René Arturo Villegas Lara
Ahora que ha llegado el mes de octubre, “cuando la luna es más hermosa”, me recuerdo que don Julio Galicia tenía su tienda en la esquina nororiente del Parque Barrios, casi enfrente del edificio de la intendencia municipal y allí compraba uno sus helados de leche que los patojos los conocíamos con el nombre de “raquetas”. Don Julio, que le “inteligía” a eso de los vericuetos legales, era el único que recibía los grandes periódicos de antes (Diario de Centro América, La Hora o El Imparcial), tamaño tabloide según decían, que eran de tal tamaño que hasta servían de chamarra a los indigentes del andén del Ferrocarril Central, de lo grandotas que eran las páginas. Recuerdo que el licenciado José García Bauer, que nos daba la clase de Derecho Español en la Facultad, repartía los temas del examen final de octubre y se sentaba a leer El Imparcial, tapándose todo su medio cuerpo, del ombligo para arriba porque lo de abajo lo cubría el escritorio. Uno creía que todo estaba fuera de su control, pero, el astuto profesor le tenía abiertos unos dos pequeños hoyitos, casi imperceptibles, y cabal que “cachaba” al que tuviera el texto abierto, recurso didáctico que los estudiantes desventajados inventaron hace tiempo, o si alguien estuviera copiándole al condiscípulo de al lado. Esos periódicos grandotes llegaban a Chiquimulilla muy de cuando en vez, si se hacía el milagro de que la camioneta del correo llegara cada cuatro días. Don Julio iba juntando los periódicos hasta que se llenaba la estantería de papeles y entonces los sacaba a la banqueta en rimeros de veinte, para que la gente se los fuera llevando y los utilizara para ir afuera. El día que llegó la brigada de sanidad a sacar lombrices de ancianos, adultos y patojos ya bien destetados, el inspector de salubridad le previno a don Julio para que ya no regalara esos periódicos, pues el doctor diagnosticó que muchas personas padecían de una fuerte rasquiña en tamañas partes, debido al plomo que despedían los periódicos. Cuando la sanidad constató que las tripas estaban limpias de cuanto bicho nos tragábamos en el agua potable, se largó para otros pueblos a hacer mucho de lo mismo y, entonces, don Julio volvió a sacar los periódicos a la banqueta, solo que, como ya había llegado el mes de octubre, ya casi llegando el Día de Finados, quien se los llevaba era Félix, el fabricante de barriletes especiales hechos de papel periódico.
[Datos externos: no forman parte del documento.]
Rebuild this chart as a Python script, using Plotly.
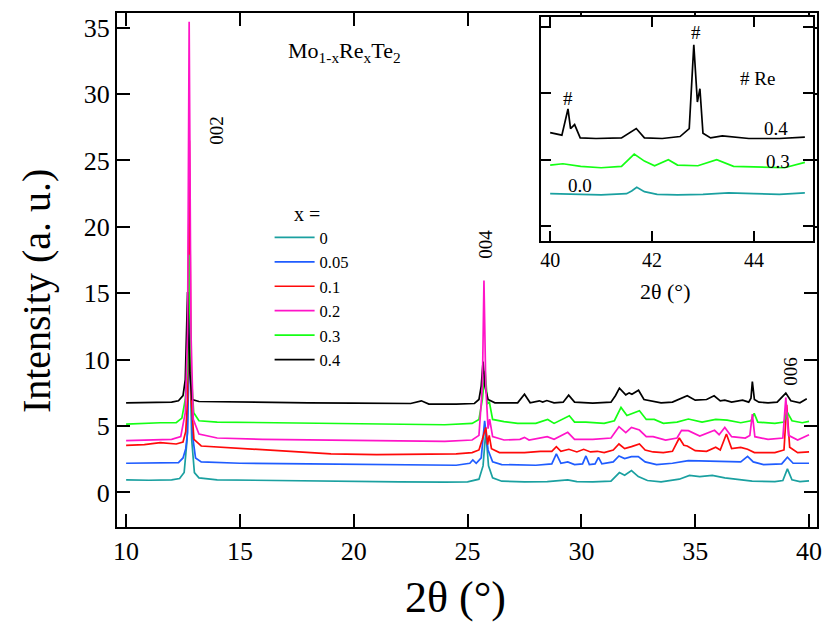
import plotly.graph_objects as go

FONT = "Liberation Serif, Times New Roman, serif"

# ---------------- data (2theta, intensity) ----------------
series_names = ["0", "0.05", "0.1", "0.2", "0.3", "0.4"]
series_colors = ["#1aa0a0", "#1f5cff", "#ff0a0a", "#ff14c8", "#14ff14", "#000000"]

s_000 = [(10.0,0.95),(11.0,0.92),(12.0,0.95),(12.35,1.05),(12.55,1.5),(12.68,4.0),(12.78,12.5),(12.88,4.0),
         (13.0,1.5),(13.2,1.1),(14.0,0.95),(16.0,0.9),(18.0,0.85),(20.0,0.82),(22.0,0.8),(24.0,0.78),(25.0,0.8),
         (25.5,1.0),(25.68,2.0),(25.8,4.6),(25.92,2.0),(26.1,1.1),(26.5,0.85),(27.5,0.8),(28.5,0.82),(29.4,0.95),
         (29.8,0.82),(30.5,0.8),(31.3,0.85),(31.67,1.5),(31.9,1.3),(32.2,1.65),(32.5,1.2),(32.9,0.9),(33.5,0.8),
         (34.3,1.0),(34.75,1.28),(35.2,1.2),(35.75,1.28),(36.3,1.1),(36.85,1.0),(37.5,0.85),(38.5,0.82),(38.85,0.9),
         (39.05,1.78),(39.25,0.95),(39.6,0.82),(40.0,0.88)]

s_005 = [(10.0,2.2),(11.5,2.2),(12.3,2.25),(12.5,2.6),(12.62,3.3),(12.7,4.5),(12.8,14.0),(12.9,4.5),(13.05,2.6),
         (13.3,2.3),(15.0,2.2),(18.0,2.15),(22.0,2.08),(24.5,2.05),(25.1,2.2),(25.23,2.45),(25.38,2.2),(25.6,2.6),
         (25.75,5.4),(25.9,3.2),(26.1,2.3),(26.5,2.1),(28.0,2.05),(28.7,2.15),(28.9,2.9),(29.1,2.2),(29.4,2.3),
         (29.7,2.1),(30.05,2.15),(30.2,2.75),(30.35,2.1),(30.6,2.15),(30.75,2.65),(30.9,2.15),(31.4,2.3),(31.65,2.75),
         (31.9,2.55),(32.2,2.7),(32.5,2.7),(32.8,2.3),(33.3,2.1),(34.0,2.2),(34.7,2.4),(35.5,2.35),(36.3,2.3),
         (37.0,2.3),(37.3,2.72),(37.55,2.3),(38.0,2.1),(38.8,2.15),(39.05,2.65),(39.3,2.2),(40.0,2.2)]

s_010 = [(10.0,3.55),(10.8,3.6),(11.5,3.75),(12.2,3.65),(12.5,3.8),(12.62,4.6),(12.7,7.0),(12.78,26.5),(12.86,7.0),
         (12.98,4.0),(13.3,3.5),(14.7,3.35),(16.5,3.15),(17.6,3.0),(19.0,2.9),(21.0,2.85),(23.0,2.85),(24.5,2.9),
         (25.2,3.0),(25.5,3.2),(25.65,4.0),(25.8,4.9),(25.88,3.6),(25.95,4.3),(26.05,3.3),(26.4,3.0),(27.5,3.0),
         (28.2,3.1),(28.7,3.1),(28.9,3.45),(29.1,3.1),(29.45,3.25),(29.8,3.05),(30.1,3.25),(30.4,3.05),(30.7,3.1),
         (31.0,3.0),(31.4,3.2),(31.65,3.65),(31.9,3.3),(32.2,3.45),(32.55,3.65),(32.8,3.2),(33.15,3.05),(33.6,3.0),
         (34.0,3.1),(34.3,4.1),(34.5,3.55),(34.65,3.5),(35.0,3.15),(35.5,3.1),(35.9,3.4),(36.1,3.2),(36.37,4.4),
         (36.6,3.3),(37.0,3.4),(37.3,3.25),(37.6,3.0),(38.5,3.0),(38.9,3.2),(39.02,6.6),(39.15,3.4),(39.5,3.0),
         (40.0,3.05)]

s_020 = [(10.0,3.9),(11.0,3.95),(12.0,4.0),(12.4,4.2),(12.6,6.0),(12.7,12.0),(12.77,35.45),(12.85,12.0),(12.95,5.5),
         (13.2,4.4),(14.0,4.1),(16.0,4.0),(18.0,3.95),(20.0,3.95),(22.0,3.9),(24.0,3.85),(25.2,3.95),(25.5,4.3),
         (25.65,8.0),(25.72,15.95),(25.8,8.0),(25.9,4.8),(25.97,5.53),(26.1,4.2),(26.6,3.95),(27.3,4.0),(27.5,4.15),
         (27.7,3.95),(28.5,4.2),(28.8,4.0),(29.4,4.53),(29.7,4.0),(30.5,4.0),(31.3,4.1),(31.65,4.95),(31.95,4.5),
         (32.2,4.9),(32.55,4.7),(32.85,4.2),(33.15,4.2),(33.7,3.95),(34.2,4.1),(34.4,4.68),(34.7,4.65),(35.2,4.25),
         (35.85,4.68),(36.05,4.35),(36.3,4.9),(36.6,4.2),(37.2,4.1),(37.4,4.3),(37.51,5.9),(37.62,4.2),(38.2,4.0),
         (38.85,4.1),(38.98,7.15),(39.1,4.3),(39.5,3.95),(40.0,4.35)]

s_030 = [(10.0,5.15),(10.5,5.2),(11.5,5.25),(12.2,5.25),(12.45,5.6),(12.6,7.0),(12.72,10.0),(12.78,17.9),(12.86,9.0),
         (12.97,6.0),(13.2,5.4),(14.0,5.3),(16.0,5.25),(18.0,5.2),(20.0,5.15),(22.0,5.15),(24.0,5.1),(25.2,5.2),
         (25.5,5.5),(25.65,7.0),(25.77,9.15),(25.88,6.7),(25.96,6.78),(26.1,5.5),(26.6,5.33),(27.2,5.2),(28.0,5.2),
         (28.52,5.5),(28.8,5.2),(29.47,5.78),(29.7,5.3),(30.2,5.3),(31.0,5.2),(31.45,5.4),(31.74,6.4),(32.0,5.8),
         (32.25,5.95),(32.55,6.15),(32.85,5.5),(33.2,5.5),(33.6,5.2),(34.2,5.3),(34.7,5.53),(35.3,5.3),(35.9,5.5),
         (36.4,5.45),(37.0,5.25),(37.45,5.4),(37.59,5.95),(37.75,5.3),(38.5,5.2),(38.9,5.3),(39.05,6.03),(39.25,5.4),
         (39.7,5.25),(40.0,5.35)]

s_040 = [(10.0,6.75),(11.0,6.78),(12.0,6.8),(12.3,6.9),(12.5,7.3),(12.6,8.5),(12.7,15.1),(12.8,9.0),(12.9,7.0),
         (13.2,6.85),(15.0,6.8),(18.0,6.75),(20.0,6.72),(22.5,6.7),(22.97,6.9),(23.3,6.65),(24.5,6.65),(25.3,6.7),
         (25.5,7.0),(25.6,8.0),(25.68,9.85),(25.76,8.0),(25.9,7.0),(26.2,6.75),(27.2,6.75),(27.5,7.4),(27.75,6.75),
         (28.15,6.9),(28.3,6.8),(28.48,6.92),(28.8,6.75),(29.2,6.8),(29.44,7.33),(29.7,6.8),(30.5,6.72),(31.3,6.8),
         (31.5,7.3),(31.67,7.85),(31.95,7.35),(32.1,7.5),(32.22,7.4),(32.51,7.7),(32.75,7.0),(33.13,6.9),(33.5,6.75),
         (34.0,6.8),(34.3,7.05),(34.65,7.28),(35.0,6.95),(35.5,7.0),(35.83,7.28),(36.1,6.9),(36.3,6.95),(36.6,6.8),
         (37.08,6.95),(37.35,6.8),(37.45,7.1),(37.51,8.35),(37.6,7.0),(37.8,6.8),(38.2,6.75),(38.6,6.8),(38.98,7.48),
         (39.2,6.9),(39.6,6.75),(39.9,7.05)]

main_series = [s_000, s_005, s_010, s_020, s_030, s_040]
draw_order = [0, 1, 2, 4, 5, 3]

# inset (40-45 deg) data
inset_names = ["0.0", "0.3", "0.4"]
inset_colors = ["#1aa0a0", "#14ff14", "#000000"]
in_000 = [(40.0,0.49),(40.5,0.48),(41.0,0.47),(41.5,0.49),(41.6,0.53),(41.7,0.585),(41.85,0.52),(42.1,0.48),
          (42.5,0.47),(43.0,0.48),(43.5,0.5),(44.0,0.49),(44.5,0.48),(45.0,0.5)]
in_030 = [(40.0,0.92),(40.25,0.94),(40.6,0.9),(41.0,0.88),(41.4,0.9),(41.65,1.085),(41.85,0.98),(42.05,0.91),
          (42.32,1.0),(42.5,0.92),(42.9,0.91),(43.27,1.0),(43.6,0.9),(44.1,0.89),(44.6,0.88),(45.0,0.96)]
in_040 = [(40.0,1.41),(40.23,1.37),(40.35,1.765),(40.4,1.47),(40.48,1.53),(40.59,1.33),(40.9,1.32),(41.4,1.33),
          (41.69,1.47),(41.85,1.33),(42.2,1.32),(42.55,1.35),(42.73,1.47),(42.82,2.73),(42.89,1.87),(42.94,2.07),
          (43.0,1.4),(43.15,1.33),(43.38,1.36),(43.56,1.35),(43.9,1.32),(44.5,1.32),(45.0,1.34)]
inset_series = [in_000, in_030, in_040]

x_ticks = [10, 15, 20, 25, 30, 35, 40]
y_ticks = [0, 5, 10, 15, 20, 25, 30, 35]
inset_x_ticks = [40, 42, 44]

# ---------------- figure ----------------
fig = go.Figure()

for i in draw_order:
    s = main_series[i]
    fig.add_trace(go.Scatter(
        x=[p[0] for p in s], y=[p[1] for p in s], mode="lines",
        name=series_names[i], legendrank=i + 1,
        line=dict(color=series_colors[i], width=1.7),
        xaxis="x", yaxis="y"))

for i, s in enumerate(inset_series):
    fig.add_trace(go.Scatter(
        x=[p[0] for p in s], y=[p[1] for p in s], mode="lines",
        showlegend=False, line=dict(color=inset_colors[i], width=1.7),
        xaxis="x2", yaxis="y2"))

axis_common = dict(showline=True, linecolor="black", linewidth=2, mirror="ticks",
                   ticks="inside", tickcolor="black", tickwidth=2, showgrid=False, zeroline=False)

# the page body adds an 8px offset, so the figure is 822x615 with margins shifted by 8px
fig.update_layout(
    width=822, height=615,
    margin=dict(l=109, r=13, t=3, b=96),
    paper_bgcolor="white", plot_bgcolor="white",
    font=dict(family=FONT, color="black"),
    xaxis=dict(range=[9.6, 40.35], tickvals=x_ticks, ticklen=13,
               tickfont=dict(size=26, family=FONT), domain=[0, 1], **axis_common),
    yaxis=dict(range=[-2.6, 36.1], tickvals=y_ticks, ticklen=13,
               tickfont=dict(size=26, family=FONT), domain=[0, 1], **axis_common),
    xaxis2=dict(range=[39.82, 45.16], tickvals=inset_x_ticks, ticklen=10, anchor="y2",
                domain=[0.6057, 0.9943], tickfont=dict(size=20, family=FONT), **axis_common),
    yaxis2=dict(range=[-0.225, 3.15], dtick=1, tick0=0, ticklen=10, anchor="x2",
                domain=[0.5562, 0.9922], showticklabels=False, **axis_common),
    legend=dict(x=0.218, y=0.597, xanchor="left", yanchor="top",
                font=dict(size=16.5, family=FONT), bgcolor="rgba(0,0,0,0)",
                tracegroupgap=0, itemwidth=40),
    showlegend=True,
)

ann = []
def A(text, x, y, xref="paper", yref="paper", size=19, angle=0):
    ann.append(dict(text=text, xref=xref, yref=yref, x=x, y=y, textangle=angle,
                    xanchor="center", yanchor="middle", showarrow=False,
                    font=dict(size=size, family=FONT)))

A("Intensity (a. u.)", -0.1157, 0.459, size=40, angle=-90)
A("2θ (°)", 0.483, -0.1376, size=44)
A("2θ (°)", 0.783, 0.459, size=22)
A("Mo<sub>1-x</sub>Re<sub>x</sub>Te<sub>2</sub>", 19.6, 33.15, "x", "y", size=22)
A("x =", (307 - 117) / 700, (527 - 213) / 516, size=20)
for txt, xx, yy in [("002", 13.99, 27.3), ("004", 25.75, 18.7), ("006", 39.2, 9.15)]:
    A(txt, xx, yy, "x", "y", size=19, angle=-90)
for txt, xx, yy in [("#", 40.35, 1.92), ("#", 42.86, 2.92), ("# Re", 44.08, 2.22),
                    ("0.4", 44.43, 1.47), ("0.3", 44.47, 0.97), ("0.0", 40.59, 0.61)]:
    A(txt, xx, yy, "x2", "y2", size=19)
fig.update_layout(annotations=ann)

fig.write_html("out.html")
Félix tenía mucho ingenio, pero nada de fichas. En artes industriales siempre le ponían un 100, así que no podía comprar papel de china donde los chinos, ni goma para pegar las orillas y escasamente conseguía hilo 10. Así que se dedicó a hacer barriles de papel periódico, a rescoldar jocotes amarillos para rematar los ribetes con esa goma y para la cola le servía cualquier camisa o pantalón que ya estuviera llegando a estado de harapos. Y le salían vistosos y originales los barriletes, aunque un poco pasados del peso normal; pero, los fuertes vientos de noviembre que aventaba el mar, se juntaban con los que aventaba el volcán del Tecuamburro, y entonces se armaba un remolino que hacía que los barriletes especiales de Félix volaran majestuosos como el mejor barrilete de papel de china con colas de brillante satín, adornados con esmeraldas hechizas y piedrecitas de colores que se recogían en las arenas del río. El Día de los Santos y de Finados abría su puesto de venta en el cementerio para vender sus barriletes con la ayuda que le prestábamos sus compañeros de escuela y los letrados del pueblo se paraban a leer alguna noticia recortada por la tijera, pues nunca en su vida podrían recibir algún periódico.
Un día le pregunté por qué los hacía con papel periódico, aun sabiendo de su pobreza, y la respuesta lógica y sabia no se dejó esperar:
-Es que fíjate vos que los que ya se fueron al cielo, quieren estar informados de todos los problemas endémicos de este país, los que estarán allí a saber por cuantos años, pues las mañas son las mismas, sólo que con diferentes comediantes, y la gente, dicen que equivocada, sigue en la misma de siempre. Así que, esas almas quieren saber qué dice don Clemente sobre estos “hediondos males”, que trae de nuevo la página literaria de El Imparcial, con las bellas prosas de César Brañas y de repente, alguna anécdota de por allí por la Parroquia contada por don José Humberto Hernández Cobos, digo yo, si tienen suerte las lectoras del inframundo que estos preclaros varones escriban en los periodicotes que me sirven de papel de barrilete y mandarlos al cielo limpio y frío de los meses últimos del año.
Semejante respuesta aún me conmueve y me da en qué pensar.